An uncharitable reading of Schreiber et al’s answers might view it as disdain for video games. Video games, after all, are just as reliant on visual stimuli as film or TV, and since everything is built on computers, these visuals are much harder to create. You could also interpret the answer as claiming immersion is easier in video games, maybe even a given, because they can just plop you directly into the avatar’s eyeballs and call it a day. Personally, I think the helmet coming off so early and so easily highlights this, if not disdain, then lack of reverence for what players hold dear. But I also see the point that it may be necessary. Ultimately, even as movies and television begin to look to video games as they do to novels (as source material to adapt), and as games continue to hold being compared to a movie as the highest praise their parents- sorry, the critics - can give them, it feels the two mediums still do not understand what makes the other tick. Enter Kojima, and Metal Gear Solid 3’s ladder scene.
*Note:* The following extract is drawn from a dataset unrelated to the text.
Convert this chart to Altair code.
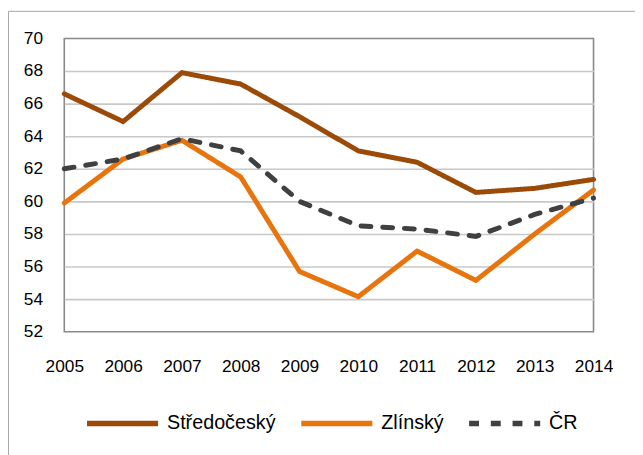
import altair as alt
import pandas as pd

years = [2005, 2006, 2007, 2008, 2009, 2010, 2011, 2012, 2013, 2014]
series_names = ["Středočeský", "Zlínský", "ČR"]
stredocesky = [66.6, 64.9, 67.9, 67.2, 65.2, 63.1, 62.4, 60.55, 60.8, 61.35]
zlinsky = [59.9, 62.6, 63.75, 61.5, 55.7, 54.15, 56.95, 55.15, 58.0, 60.7]
cr = [62.0, 62.6, 63.85, 63.1, 60.0, 58.5, 58.3, 57.85, 59.2, 60.2]
y_ticks = [52, 54, 56, 58, 60, 62, 64, 66, 68, 70]
colors = ["#9C4A08", "#E8740E", "#404040"]
dashes = [[1, 0], [1, 0], [10, 12]]

rows = []
for name, vals in zip(series_names, [stredocesky, zlinsky, cr]):
    for yr, v in zip(years, vals):
        rows.append({"year": yr, "series": name, "value": v})
df = pd.DataFrame(rows)

FONT = "Liberation Sans"

lines = alt.Chart(df).mark_line(strokeWidth=5, strokeCap="round", strokeJoin="miter").encode(
    x=alt.X("year:Q", scale=alt.Scale(domain=[2005, 2014], nice=False, zero=False),
            axis=alt.Axis(values=years, format="d", title=None, grid=False, domain=False,
                          ticks=False, labelPadding=26, labelFontSize=17.5,
                          labelFlush=False, labelOverlap=False,
                          labelFont=FONT, labelColor="#000000")),
    y=alt.Y("value:Q", scale=alt.Scale(domain=[52, 70], nice=False, zero=False),
            axis=alt.Axis(values=y_ticks, title=None, domain=False, ticks=False,
                          labelPadding=22, labelFontSize=17.5, labelFont=FONT,
                          labelColor="#000000", gridWidth=1.6, labelFlush=False,
                          gridColor={"condition": {"test": "datum.value == 52 || datum.value == 70",
                                                   "value": "transparent"},
                                     "value": "#C8C8C8"})),
    color=alt.Color("series:N", scale=alt.Scale(domain=series_names, range=colors),
                    sort=series_names,
                    legend=alt.Legend(title=None)),
    strokeDash=alt.StrokeDash("series:N", scale=alt.Scale(domain=series_names, range=dashes),
                              sort=series_names,
                              legend=alt.Legend(title=None)),
)

frame_df = pd.DataFrame({"k": [0]})
frame_left = alt.Chart(frame_df).mark_rule(color="#A6A6A6", strokeWidth=1).encode(
    x=alt.value(-56.5), y=alt.value(-27.5), y2=alt.value(430))
frame_top = alt.Chart(frame_df).mark_rule(color="#A6A6A6", strokeWidth=1).encode(
    x=alt.value(-56.5), x2=alt.value(600), y=alt.value(-27.5))

chart = alt.layer(frame_left, frame_top, lines).properties(
    width=536, height=297,
    autosize=alt.AutoSizeParams(type="none"),
    padding={"left": 57, "top": 28, "right": 42, "bottom": 122},
    background="#FFFFFF",
).configure_view(
    stroke="#898989", strokeWidth=1.6
).configure_legend(
    orient="none", legendX=20, legendY=351, direction="horizontal", columns=3,
    symbolType="stroke", symbolSize=5184, symbolStrokeWidth=5.5,
    labelFont=FONT, labelFontSize=20, labelColor="#000000", labelOffset=6,
    columnPadding=14, padding=0, labelLimit=300,
)

chart.save("out.html", embed_options={"renderer": "svg", "actions": False})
Recently, a speedrunner discovered a way to skip the entire ladder sequence. If you’re too busy flossing to Addison Rae on TikTok while you tell your homies no cap and chow down on a Tide Pod to have played Metal Gear Solid 3, this ladder sequence is a legendary part of the game. It is three whole minutes of climbing a ladder. Like, that’s it. The theme song plays and you climb a ladder. One step at a time, you climb. I have no issues with speedrunners skipping it - as I’ve written about before, I love watching speedrunners find new ways to break open games. But for regular players, this might be the closest a video game has ever gotten to a movie.

Cover art for Metal Gear Solid 3 Snake Eater featuring Snake against tree and fiery orange backdrop

Forget your cinematics, your immersion, your award-chasing sad dad tears. This is, in the words of that Martin Scorcese meme about Morbius, ‘absolute cinema’. This is Kojima telling you to watch, breathe, prepare. Nothing happens in this sequence, no gunfights, no car chases, not even exposition. It’s just the theme song. And when was the last time you remember a video game having a theme song? Not an iconic bit of music, but an entire song you are forced to listen to from start to finish with nothing else happening besides footsteps on a ladder? It’s too easy to label every weird (and often stupid) thing Kojima does as genius just because of the stature of the man. Obvious product placement for an energy drink? What a genius subversion of the commodification of our medium! Definitely not just a good way to make easy money for his start-up company developing a hugely expensive video game!

The ladder sequence, however, does feel like genius. Perhaps not quite as memorable as having your memory card read during a boss battle, but one of the many quirks of Kojima’s work that shows his perfect understanding of how video games and movies differ, but also how they share deep similarities. In the ladder scene, we are not supposed to be immersed, at least not in the classic video game sense. We are not supposed to imagine it is us climbing up that ladder, not supposed to feel the rough metal of each rung. We are supposed to be absorbed by the very feeling of the game, to soak in the atmosphere through the drab visuals, the monotonous gameplay, and the rousing music. This is the game before the storm, and there will be dark times ahead. But in all of that, there is hope.

Metal Gear Solid 3 Screenshot Of Snake Finding The End

There is no gameplay of note in the ladder sequence, and so it seems strange that a video game would dedicate such a huge amount of time to something with no game to speak of, as well as no cutscene to fill in the gaps between all the shooty shooty bang bang. This is neither story nor gameplay. It’s both, in a unique marriage nothing before or since has ever quite managed. If you’re speedrunning, I’ll let you off. Otherwise, it’s a crime to skip the ladder section.